N.B.: for the preparation of the exam is required the reading of the book of L. Canfora, "La guerra civile ateniese", pp. 1-308.

Teaching methods

The 30 hours of frontal lessons will be integrated with seminars during which individual students will engage in in-depth analyses of specific topics or will comment parts of the text only briefly dealt with in classes – all this with the aid of the reference works and additional scholarship recommended by the teacher.

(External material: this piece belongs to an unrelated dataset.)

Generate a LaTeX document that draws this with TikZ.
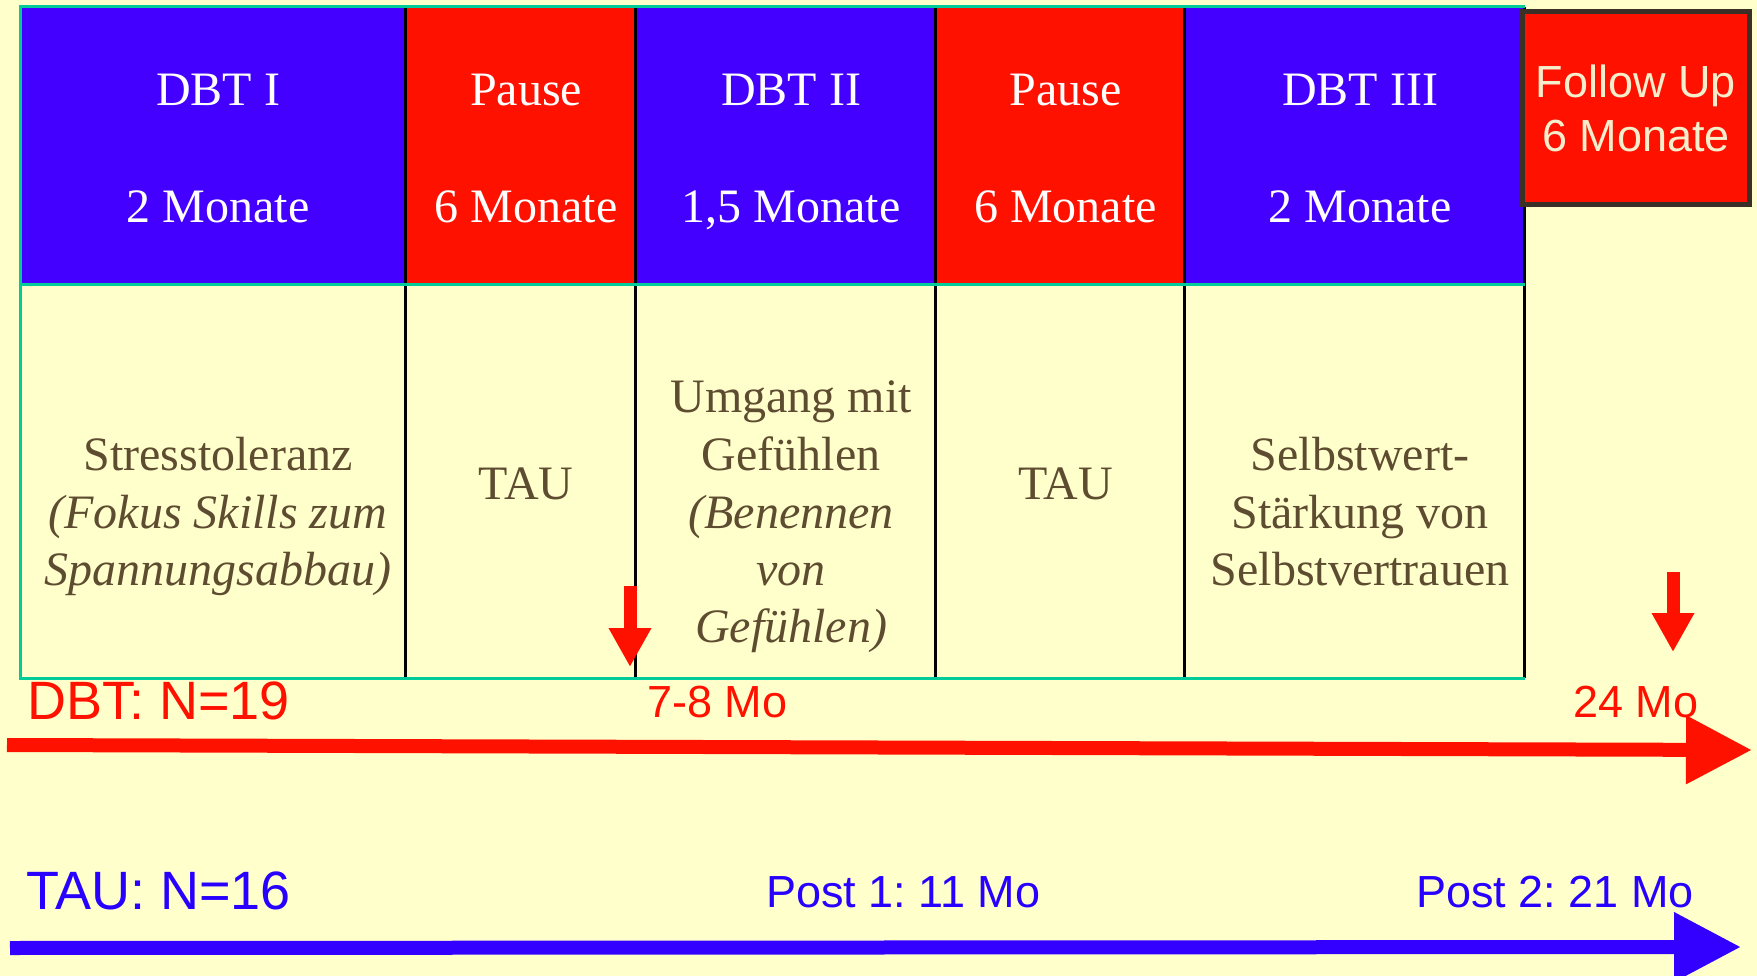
\documentclass[tikz,border=0pt]{standalone}
\usepackage{fontspec}
\setmainfont{Liberation Serif}
\setsansfont{Liberation Sans}
\usetikzlibrary{arrows.meta}
\definecolor{bg}{RGB}{255,255,204}
\definecolor{hblue}{RGB}{68,0,255}
\definecolor{hred}{RGB}{255,17,0}
\definecolor{teal}{RGB}{0,204,153}
\definecolor{bodyc}{RGB}{94,76,48}
\definecolor{fubord}{RGB}{58,48,40}
\definecolor{futext}{RGB}{245,238,205}
\definecolor{lred}{RGB}{255,17,0}
\definecolor{lblue}{RGB}{40,0,255}
\definecolor{ablue}{RGB}{51,0,255}
\frenchspacing
\begin{document}
\begin{tikzpicture}[x=1pt,y=-1pt,
  hdr/.style={anchor=base, inner sep=0, text=white, font=\fontsize{48}{57}\selectfont},
  body/.style={anchor=base, inner sep=0, text=bodyc, font=\fontsize{48}{57}\selectfont},
  bodyit/.style={anchor=base, inner sep=0, text=bodyc, font=\fontsize{48}{57}\selectfont\itshape},
  futxt/.style={anchor=base, inner sep=0, text=futext, font=\sffamily\fontsize{45}{54}\selectfont},
  labbig/.style={anchor=base west, inner sep=0, font=\sffamily\fontsize{54}{62}\selectfont},
  labsm/.style={anchor=base west, inner sep=0, font=\sffamily\fontsize{45}{54}\selectfont},
  divline/.style={black, line width=2.5},
  tealline/.style={teal, line width=3},
  bigred/.style={hred, line width=14, -{Triangle[length=66pt,width=65pt]}},
  bigblue/.style={ablue, line width=14, -{Triangle[length=67pt,width=66pt]}},
  smallred/.style={hred, line width=13, -{Triangle[length=39pt,width=40pt]}}
]
\useasboundingbox (0,0) rectangle (1757,976);
\fill[bg] (0,0) rectangle (1757,976);

% header fills
\fill[hblue] (20,7) rectangle (405.5,285);
\fill[hred] (405.5,7) rectangle (635.3,285);
\fill[hblue] (635.3,7) rectangle (935.5,285);
\fill[hred] (935.5,7) rectangle (1184.6,285);
\fill[hblue] (1184.6,7) rectangle (1524.5,285);

% dividers
\foreach \xx in {405.5,635.3,935.5,1184.6,1524.5}
  \draw[divline] (\xx,7) -- (\xx,678);

% teal frame lines
\draw[tealline] (20,7) -- (1524.5,7);
\draw[tealline] (20,285) -- (1524.5,285);
\draw[tealline] (20,678) -- (1524.5,678);
\draw[tealline] (20,5.5) -- (20,679.5);

% follow up box
\draw[fubord, line width=5, fill=hred] (1522.2,11.8) rectangle (1749.5,204.5);
\node[futxt] (fu1) at (1636,98) {Follow Up};
\node[futxt] (fu2) at (1636,152) {6 Monate};

% header texts
\node[hdr] (h1a) at (218,106) {DBT I};
\node[hdr] (h1b) at (218,223) {2 Monate};
\node[hdr] (h2a) at (526,106) {Pause};
\node[hdr] (h2b) at (526,223) {6 Monate};
\node[hdr] (h3a) at (791,106) {DBT II};
\node[hdr] (h3b) at (791,223) {1,5 Monate};
\node[hdr] (h4a) at (1065.5,106) {Pause};
\node[hdr] (h4b) at (1065.5,223) {6 Monate};
\node[hdr] (h5a) at (1360,106) {DBT III};
\node[hdr] (h5b) at (1360,223) {2 Monate};

% body texts
\node[body] (b1a) at (218,470) {Stresstoleranz};
\node[bodyit] (b1b) at (218,528) {(Fokus Skills zum};
\node[bodyit] (b1c) at (218,585) {Spannungsabbau)};
\node[body] (b2) at (526,499) {TAU};
\node[body] (b3a) at (791,413) {Umgang mit};
\node[body] (b3b) at (791,470) {Gefühlen};
\node[bodyit] (b3c) at (791,528) {(Benennen};
\node[bodyit] (b3d) at (791,585) {von};
\node[bodyit] (b3e) at (791,642) {Gefühlen)};
\node[body] (b4) at (1065.5,499) {TAU};
\node[body] (b5a) at (1360,470) {Selbstwert-};
\node[body] (b5b) at (1360,528) {Stärkung von};
\node[body] (b5c) at (1360,585) {Selbstvertrauen};

% arrows
\coordinate (ra) at (7,745);
\coordinate (rb) at (1752,750);
\coordinate (ba) at (10,948);
\coordinate (bb) at (1741,947);
\coordinate (s1a) at (630,586);
\coordinate (s1b) at (630,667);
\coordinate (s2a) at (1673,572);
\coordinate (s2b) at (1673,652);
\draw[bigred] (ra) -- (rb);
\draw[bigblue] (ba) -- (bb);
\draw[smallred] (s1a) -- (s1b);
\draw[smallred] (s2a) -- (s2b);

% labels
\node[labbig, text=lred] (dbtn) at (27,719) {DBT: N=19};
\node[labsm, text=lred] (m78) at (647,717) {7-8 Mo};
\node[labsm, text=lred] (m24) at (1573,717) {24 Mo};
\node[labbig, text=lblue] (taun) at (26,909) {TAU: N=16};
\node[labsm, text=lblue] (p1) at (766,907) {Post 1: 11 Mo};
\node[labsm, text=lblue] (p2) at (1416,907) {Post 2: 21 Mo};
\end{tikzpicture}
\end{document}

Assessment methods and criteria

Learning assessment will consist of an oral examination, which will weigh no less than 50% of the final grading. The minimum requirement to pass the exam is for the student to be able to properly comment a part of the text proposed by the teacher during the exam, and to demonstrate an adequate mastery of the topics dealt with in the frontal lessons. The rest of the final grading will be assessed during the seminars and will depend on the student’s capacity to properly develop his/her own research on the topic agreed upon with the teacher, to present the results by using the adequate specialized vocabulary, and to demonstrate a certain competence in dealing with research tools and methodology.